Críticas


DESOBEDIÊNCIA

De: SEBASTIÁN LELIO
Com: RACHEL WEISZ, RACHEL McADAMS, ALESSANDRO NIVOLA
20.06.2018
Por Maria Caú
O amor impossível e os universos fechados da contemporaneidade devassada.

Se o amor impossível é ainda um conceito que fascina, como justificá-lo nas narrativas contemporâneas, em geral ambientadas num universo em que Capuletos e Montecchios não têm mais o poder de obstáculos intransponíveis? Uma das teorias que dão conta do recente sucesso dos dramas cinematográficos centrados na paixão proibida entre personagens LGBT+ se funda justamente na manutenção do interdito da homossexualidade em alguns contextos sociais ou religiosos particularmente conservadores, infelizmente ainda muito reais. Essa é justamente a premissa de Desobediência, expressa já no título.

O longa, baseado no romance homônimo da inglesa Naomi Alderman, narra o retorno de Ronit (Rachel Weisz) para a comunidade de judeus ortodoxos em que cresceu, a fim de participar das homenagens fúnebres a seu pai, um rabino com quem cortara contato anos antes. Lá chegando, Ronit reencontra familiares e conhecidos, em especial Esti (Rachel McAdams), a mulher com quem ela teve um romance marcante de juventude, agora casada e ocupando uma destacada posição naquela hierarquia social bastante rígida. A presença da filha renegada do rabino causa um disrupção naquele universo, em especial na vida de Esti e seu marido Dovid, que hospedam a moça.

O diretor chileno Sebastián Lelio, que no ano passado tratou da questão da transexualidade com seu multipremiado Uma mulher fantástica, consegue mapear de forma bastante palpável o universo dos judeus ortodoxos. De fato, o ponto alto do filme é sua capacidade de delinear as nuances do embate entre essa realidade fechada e os novos hábitos de Ronit, que trabalha como fotógrafa na grande metrópole de Nova York. Não por acaso, o diretor escolhe retratar os interiores como espaços herméticos, com janelas cerradas ou cortinas que se erguem umas sobre as outras. Outra escolha interessante é a abundância de planos próximos que, aliada às cores esmaecidas de uma fotografia cinzenta, parece querer ampliar a claustrofóbica sensação de proximidade com esse ambiente frio e pouco acolhedor. Os diálogos de apresentação são, a um só tempo, intensos e perfeitamente econômicos, e revelam aos poucos a boa química entre as protagonistas, ainda que a trilha sonora opressiva muitas vezes prejudique a imersão do espectador no romance.

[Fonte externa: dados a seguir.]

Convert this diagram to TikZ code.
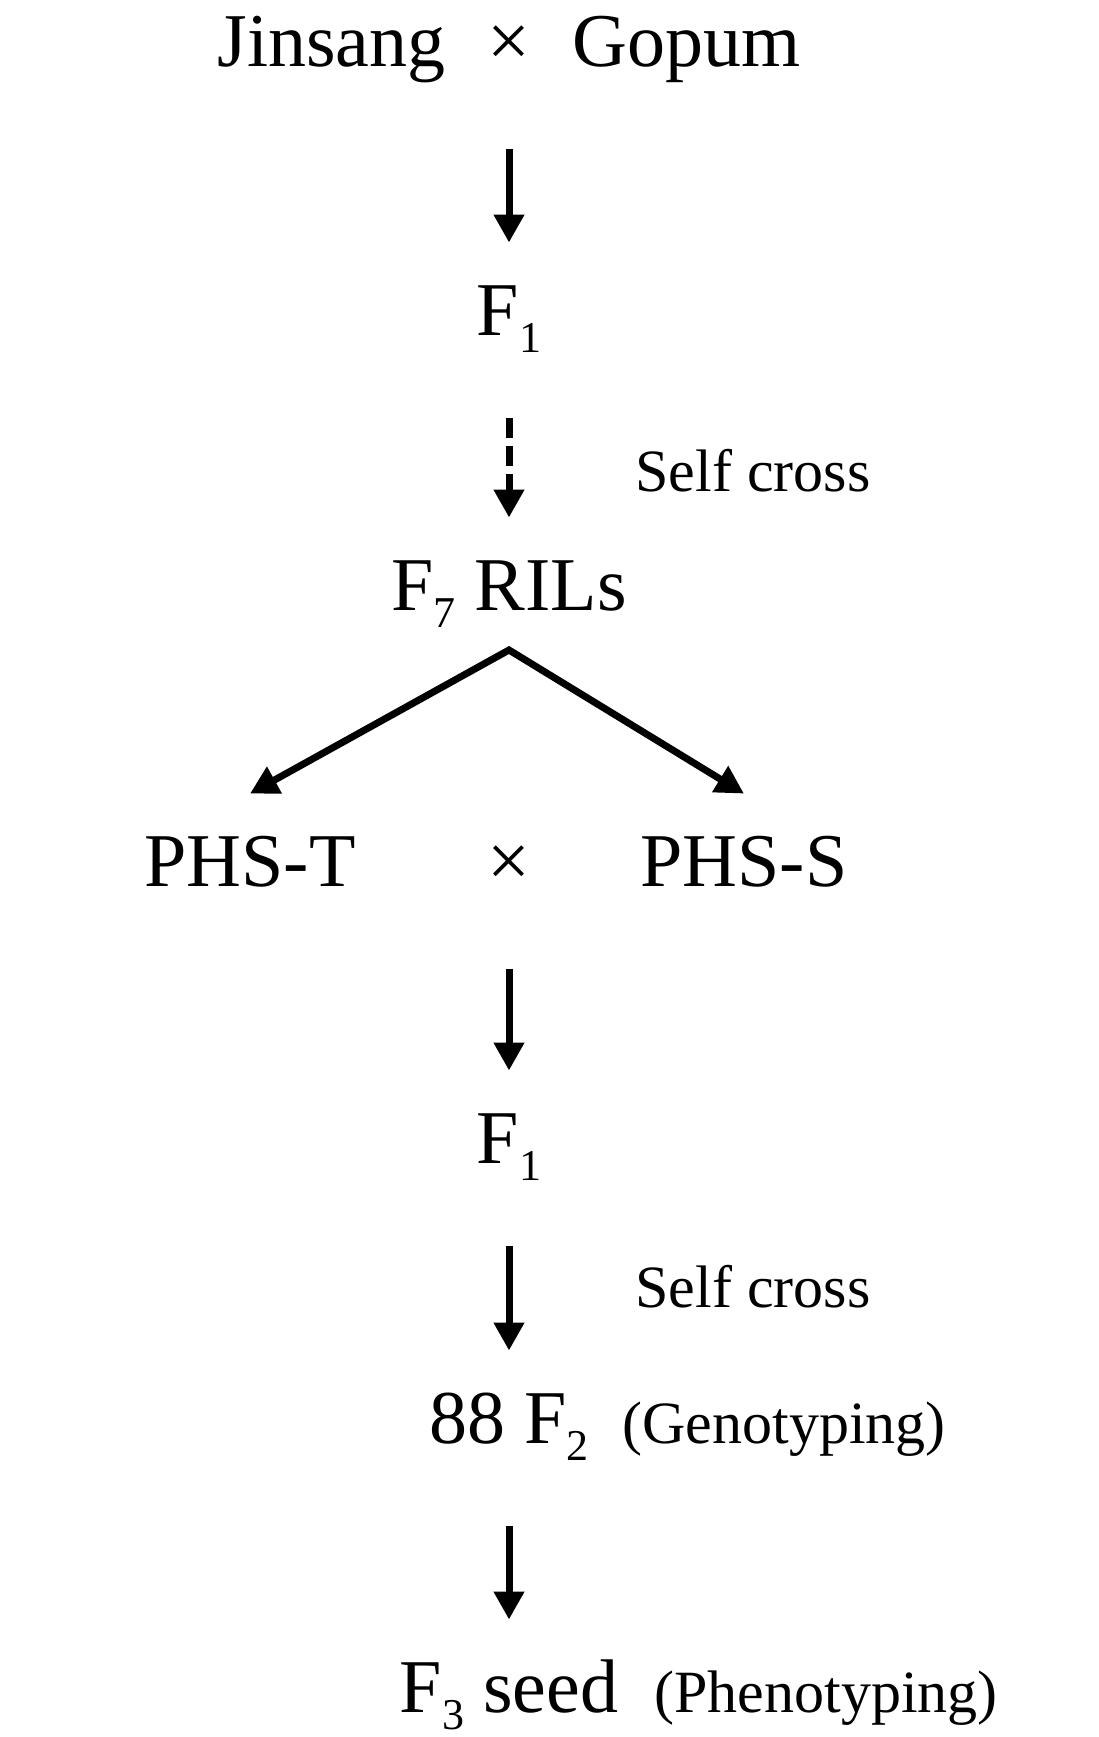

O desenvolvimento, no entanto, não mantém o mesmo vigor, e acaba por apressar os conflitos e apresentá-los de maneira um tanto esquemática/maniqueísta, mesmo que traga a novidade de alternar o protagonismo entre as personagens, mostrando o cotidiano de Esti, que se torna fundamental para a compreensão das suas atitudes.

ATENÇÃO: No próximo parágrafo, um pequeno spoiler

O desfecho é igualmente pouco convincente, ainda que o longa tenha o mérito de não cair num dos clichês mais comuns dos filmes lésbicos: o final inteiramente trágico. Em Desobediência, o desenrolar vacila entre muitos pequenos (falsos) finais, que acabam por deixar o espectador progressivamente menos interessado.